We are a decadent society. We can enjoy being fat and sassy because of the work of our forebears. But we neither acknowledge nor appreciate their labors to secure the material prosperity, political freedoms, and Christian knowledge we now enjoy. In fact, we are (willfully?) ignorant of their work. If we are knowledgeable of their contributions, we’re embarrassed by them, or worse. We cannot be bothered to lift a finger to defend the things that make for civilization and true human culture— economic productivity, marriage with children, rational human discourse, rule of law, impartiality before the law, the sanctity of human life, self-government, and limited government over against tyrannical encroachments of the state with corporate oligarchic interests.

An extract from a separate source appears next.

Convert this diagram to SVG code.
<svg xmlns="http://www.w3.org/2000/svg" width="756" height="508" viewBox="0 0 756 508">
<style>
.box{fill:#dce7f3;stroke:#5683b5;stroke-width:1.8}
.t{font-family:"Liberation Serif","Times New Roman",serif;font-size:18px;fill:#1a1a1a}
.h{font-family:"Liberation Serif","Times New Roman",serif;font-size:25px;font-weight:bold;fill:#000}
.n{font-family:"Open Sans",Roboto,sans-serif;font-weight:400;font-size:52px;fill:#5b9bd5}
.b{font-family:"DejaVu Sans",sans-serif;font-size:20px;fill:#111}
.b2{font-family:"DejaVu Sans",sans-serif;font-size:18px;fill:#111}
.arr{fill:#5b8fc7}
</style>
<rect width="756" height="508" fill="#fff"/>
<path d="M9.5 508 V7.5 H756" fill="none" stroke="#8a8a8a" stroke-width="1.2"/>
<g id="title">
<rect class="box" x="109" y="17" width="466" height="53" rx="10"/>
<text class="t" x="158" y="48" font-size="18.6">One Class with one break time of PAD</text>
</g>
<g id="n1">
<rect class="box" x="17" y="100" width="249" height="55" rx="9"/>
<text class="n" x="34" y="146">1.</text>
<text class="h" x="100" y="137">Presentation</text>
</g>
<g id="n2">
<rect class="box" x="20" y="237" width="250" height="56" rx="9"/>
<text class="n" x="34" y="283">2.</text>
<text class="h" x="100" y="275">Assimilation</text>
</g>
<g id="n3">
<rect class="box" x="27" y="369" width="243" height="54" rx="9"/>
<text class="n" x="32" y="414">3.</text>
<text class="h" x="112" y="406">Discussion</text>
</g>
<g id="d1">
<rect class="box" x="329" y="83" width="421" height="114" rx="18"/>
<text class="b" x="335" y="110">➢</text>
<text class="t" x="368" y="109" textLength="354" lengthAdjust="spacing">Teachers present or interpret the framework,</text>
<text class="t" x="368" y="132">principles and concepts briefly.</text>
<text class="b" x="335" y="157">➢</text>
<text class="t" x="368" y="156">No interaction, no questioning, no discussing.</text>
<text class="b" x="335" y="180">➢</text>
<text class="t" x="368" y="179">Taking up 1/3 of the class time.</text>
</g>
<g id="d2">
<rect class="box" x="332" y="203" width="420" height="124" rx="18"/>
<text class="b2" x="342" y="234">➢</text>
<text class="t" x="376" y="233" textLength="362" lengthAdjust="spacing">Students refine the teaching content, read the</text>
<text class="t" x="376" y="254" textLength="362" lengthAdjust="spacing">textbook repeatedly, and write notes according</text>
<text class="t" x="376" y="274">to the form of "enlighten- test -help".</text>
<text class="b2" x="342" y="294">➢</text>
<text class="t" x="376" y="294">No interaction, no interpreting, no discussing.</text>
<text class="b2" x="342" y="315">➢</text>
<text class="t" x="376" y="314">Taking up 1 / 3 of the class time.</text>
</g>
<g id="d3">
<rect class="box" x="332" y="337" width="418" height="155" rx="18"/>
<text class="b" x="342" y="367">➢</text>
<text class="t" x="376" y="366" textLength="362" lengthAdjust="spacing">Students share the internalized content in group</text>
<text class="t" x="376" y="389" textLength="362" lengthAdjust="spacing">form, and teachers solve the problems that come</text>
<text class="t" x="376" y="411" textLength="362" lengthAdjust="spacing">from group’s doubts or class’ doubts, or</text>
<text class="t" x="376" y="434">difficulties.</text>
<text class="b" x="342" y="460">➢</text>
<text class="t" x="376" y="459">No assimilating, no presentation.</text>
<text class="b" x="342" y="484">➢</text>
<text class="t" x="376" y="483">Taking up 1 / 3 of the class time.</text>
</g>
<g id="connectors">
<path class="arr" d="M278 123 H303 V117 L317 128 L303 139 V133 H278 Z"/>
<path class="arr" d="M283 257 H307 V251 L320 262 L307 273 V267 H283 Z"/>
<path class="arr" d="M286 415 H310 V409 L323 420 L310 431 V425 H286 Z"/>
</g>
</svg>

This is the hypocrisy of decadence that works against the Christian ethic of love. We are only able to critique patriarchy because men built this country, and created a civilization out of the wilderness that was North America. We have the luxury of denouncing “hetero-normativity” because one man and one woman bore us as their children. We denounce pro-lifers as anti-abortionists yet we can do so because, strangely, we’re alive. As Reagan once quipped, “I’ve noticed that everyone who is for abortion has already been born.” We are able to denounce the racism of our country even while in our lifetime a black president and black vice-president have ascended to power, and while anti-racists justice workers enjoy book publishing deals and boutique professorships at prestigious schools. We denounce Western civilization as evil yet we enjoy countless of its fruits.

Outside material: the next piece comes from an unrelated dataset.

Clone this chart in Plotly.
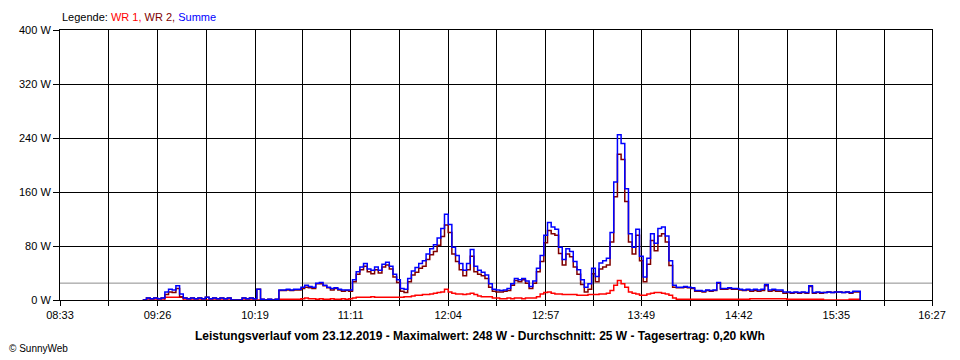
import plotly.graph_objects as go

# ---- data (W), sampled every 2 minutes starting 09:18 ----
sample_start = "09:18"
sample_step_min = 2

summe = [
    0, 3, 2, 3, 2, 3, 12, 16, 15, 21,
    9, 3, 2, 3, 2, 3, 2, 4, 2, 3,
    2, 3, 2, 3, 0, 0, 0, 3, 2, 3,
    2, 16, 1, 0, 1, 0, 1, 15, 15, 16,
    15, 16, 16, 19, 22, 20, 19, 25, 26, 22,
    19, 17, 18, 16, 15, 15, 15, 30, 42, 49,
    54, 46, 44, 49, 44, 53, 56, 50, 38, 30,
    17, 16, 32, 43, 48, 54, 58, 68, 76, 82,
    92, 106, 127, 112, 78, 66, 54, 44, 54, 75,
    50, 44, 41, 37, 24, 16, 15, 14, 15, 17,
    24, 32, 30, 32, 28, 20, 28, 47, 66, 96,
    115, 108, 105, 78, 60, 76, 72, 57, 45, 30,
    19, 24, 47, 35, 55, 58, 62, 100, 175, 245,
    232, 165, 98, 78, 105, 65, 34, 62, 98, 84,
    106, 108, 95, 58, 22, 19, 19, 20, 19, 18,
    14, 14, 13, 15, 14, 15, 26, 17, 17, 18,
    17, 17, 16, 15, 16, 15, 16, 15, 16, 23,
    15, 16, 15, 15, 12, 12, 11, 12, 11, 12,
    11, 21, 11, 12, 11, 11, 12, 11, 12, 12,
    11, 12, 11, 13, 13, 0,
]

wr1 = [
    0, 0, 0, 0, 0, 0, 4, 4, 4, 4,
    4, 0, 0, 0, 0, 0, 0, 0, 0, 0,
    0, 0, 0, 0, 0, 0, 0, 0, 0, 0,
    0, 0, 0, 0, 0, 0, 0, 1, 1, 1,
    1, 1, 1, 2, 3, 2, 2, 1, 2, 1,
    1, 2, 1, 1, 2, 1, 2, 3, 4, 4,
    4, 4, 5, 4, 4, 4, 4, 4, 4, 4,
    4, 5, 5, 6, 7, 7, 8, 8, 9, 10,
    11, 12, 16, 12, 10, 9, 9, 8, 9, 10,
    8, 6, 5, 5, 5, 3, 3, 2, 2, 3,
    2, 3, 3, 2, 3, 3, 3, 5, 9, 11,
    12, 10, 9, 9, 8, 8, 8, 8, 7, 7,
    7, 8, 8, 8, 9, 9, 10, 14, 22, 29,
    24, 19, 12, 10, 9, 7, 7, 9, 10, 11,
    11, 10, 9, 7, 3, 1, 1, 1, 1, 1,
    1, 1, 1, 1, 1, 1, 1, 1, 1, 1,
    1, 1, 1, 1, 1, 2, 2, 2, 2, 2,
    2, 2, 2, 2, 2, 1, 1, 1, 1, 1,
    1, 1, 1, 1, 1, 0, 0, 0, 0, 0,
    0, 0, 1, 1, 1, 0,
]

wr2 = [
    0, 3, 2, 3, 2, 3, 8, 12, 11, 17,
    5, 3, 2, 3, 2, 3, 2, 4, 2, 3,
    2, 3, 2, 3, 0, 0, 0, 3, 2, 3,
    2, 16, 1, 0, 1, 0, 1, 14, 14, 15,
    14, 15, 15, 17, 19, 18, 17, 24, 24, 21,
    18, 15, 17, 15, 13, 14, 13, 27, 38, 45,
    50, 42, 39, 45, 40, 49, 52, 46, 34, 26,
    13, 11, 27, 37, 41, 47, 50, 60, 67, 72,
    81, 94, 111, 100, 68, 57, 45, 36, 45, 65,
    42, 38, 36, 32, 19, 13, 12, 12, 13, 14,
    22, 29, 27, 30, 25, 17, 25, 42, 57, 85,
    103, 98, 96, 69, 52, 68, 64, 49, 38, 23,
    12, 16, 39, 27, 46, 49, 52, 86, 153, 216,
    208, 146, 86, 68, 96, 58, 27, 53, 88, 73,
    95, 98, 86, 51, 19, 18, 18, 19, 18, 17,
    13, 13, 12, 14, 13, 14, 25, 16, 16, 17,
    16, 16, 15, 14, 15, 13, 14, 13, 14, 21,
    13, 14, 13, 13, 10, 11, 10, 11, 10, 11,
    10, 20, 10, 11, 10, 11, 12, 11, 12, 12,
    11, 12, 10, 12, 12, 0,
]

average_w = 25
x_tick_labels = ["08:33", "09:26", "10:19", "11:11", "12:04",
                 "12:57", "13:49", "14:42", "15:35", "16:27"]
y_tick_values = [0, 80, 160, 240, 320, 400]
title_text = ("Leistungsverlauf vom 23.12.2019 - Maximalwert: 248 W - "
              "Durchschnitt: 25 W - Tagesertrag: 0,20 kWh")


def to_min(hhmm):
    h, m = hhmm.split(":")
    return int(h) * 60 + int(m)


t0 = to_min(sample_start)
times = [t0 + sample_step_min * i for i in range(len(summe))]

label_mins = [to_min(s) for s in x_tick_labels]
tickvals, ticktext = [], []
for i, v in enumerate(label_mins):
    tickvals.append(v)
    ticktext.append(x_tick_labels[i])
    if i < len(label_mins) - 1:
        tickvals.append((v + label_mins[i + 1]) / 2)
        ticktext.append("")

FONT = "Liberation Sans, Arial, sans-serif"

fig = go.Figure()
fig.add_trace(go.Scatter(x=times, y=wr1, mode="lines", line_shape="hv",
                         line=dict(color="#FF0000", width=1.5), name="WR 1"))
fig.add_trace(go.Scatter(x=times, y=wr2, mode="lines", line_shape="hv",
                         line=dict(color="#800000", width=1.5), name="WR 2"))
fig.add_trace(go.Scatter(x=times, y=summe, mode="lines", line_shape="hv",
                         line=dict(color="#0000FF", width=1.5), name="Summe"))

fig.add_shape(type="line", xref="x", yref="y",
              x0=label_mins[0], x1=label_mins[-1], y0=average_w, y1=average_w,
              line=dict(color="#8C8C8C", width=1), layer="below")

# page has an 8px body margin, so the figure is 952x352 placed at (8, 8)
fig.update_layout(
    width=952, height=352,
    margin=dict(l=52, r=28, t=22, b=60, autoexpand=False),
    paper_bgcolor="white", plot_bgcolor="white",
    showlegend=False,
    font=dict(family=FONT, size=11, color="black"),
    xaxis=dict(range=[label_mins[0], label_mins[-1]],
               tickmode="array", tickvals=tickvals, ticktext=ticktext,
               showgrid=True, gridcolor="black", gridwidth=1,
               showline=True, linecolor="black", linewidth=1, mirror=True,
               ticks="outside", ticklen=5, tickcolor="black", tickwidth=1,
               zeroline=False, tickfont=dict(size=11)),
    yaxis=dict(range=[0, 400],
               tickmode="array", tickvals=y_tick_values,
               ticktext=[f"{v} W" for v in y_tick_values],
               showgrid=True, gridcolor="black", gridwidth=1,
               showline=True, linecolor="black", linewidth=1, mirror=True,
               ticks="outside", ticklen=6, tickcolor="black", tickwidth=1,
               zeroline=False, tickfont=dict(size=11)),
    annotations=[
        dict(xref="paper", yref="paper", x=0, y=(300 - 17) / 270,
             xanchor="left", yanchor="middle", showarrow=False,
             text=("Legende: <span style='color:#FF0000'>WR 1, </span>"
                   "<span style='color:#800000'>WR 2, </span>"
                   "<span style='color:#0000FF'>Summe</span>"),
             font=dict(size=11, color="black")),
        dict(xref="paper", yref="paper", x=(480 - 60) / 872, y=(300 - 336) / 270,
             xanchor="center", yanchor="middle", showarrow=False,
             text="<b>" + title_text + "</b>",
             font=dict(size=12, color="black")),
        dict(xref="paper", yref="paper", x=(8 - 60) / 872, y=(300 - 348) / 270,
             xanchor="left", yanchor="middle", showarrow=False,
             xshift=0, borderpad=0,
             text="© SunnyWeb", font=dict(size=10, color="black")),
    ],
)

fig.write_html("out.html")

Of course, all of this comes back to God. Man’s problem is not merely man-ward and horizontal. It is, in its fundamental nature, God-ward and vertical. We hate fathers and authorities because we hate God. We hate the past because we hate God. We hate what we’ve been bequeathed because we hate God. And we hate every reminder of God. Our decadence is seen in that, while enjoying the blessings God has given to us, we denounce God, and insist on calling these blessings “evil.”
As Christian apologists of yesteryear would say, atheism presupposes theism. Cornelius Van Til once observed a little girl slapping her father’s face while sitting on his lap. Van Til thought this was precisely what an unbelieving culture does to God. It is the creature rebelling against his Creator all the while dependent upon Him for all things. There is no true atheism.
The love of the Father brought life out of death in Jesus Christ. The love of the Father shed abroad in the hearts of His Church does the same. Christian love marries, procreates children, builds homes and communities, and creates civilization. But sin is parasitic and decadent, a destructive and counterfeiting force that pulls down and degenerates all that it inhabits. It cannot possibly build. It does not know how to build because it refuses, by its very nature, to live in the light of Christ.
It’s been said repeatedly: “hard times make hard men, hard men make soft times, soft times make soft men, and soft men make hard times.” There’s a lot of soft men in our soft times. But you, Christian man, be a hard man. Do not be decadent. Do not be soft and lax. Do not throw away the gifts given you by your Father in heaven and your Christian fathers, around the world and especially in this country. Do not be ignorant of those things you take for granted. Defend the things that make for a robust Christian faith which, as it turns out, make for human civilization. Such is the ethic of Christian love.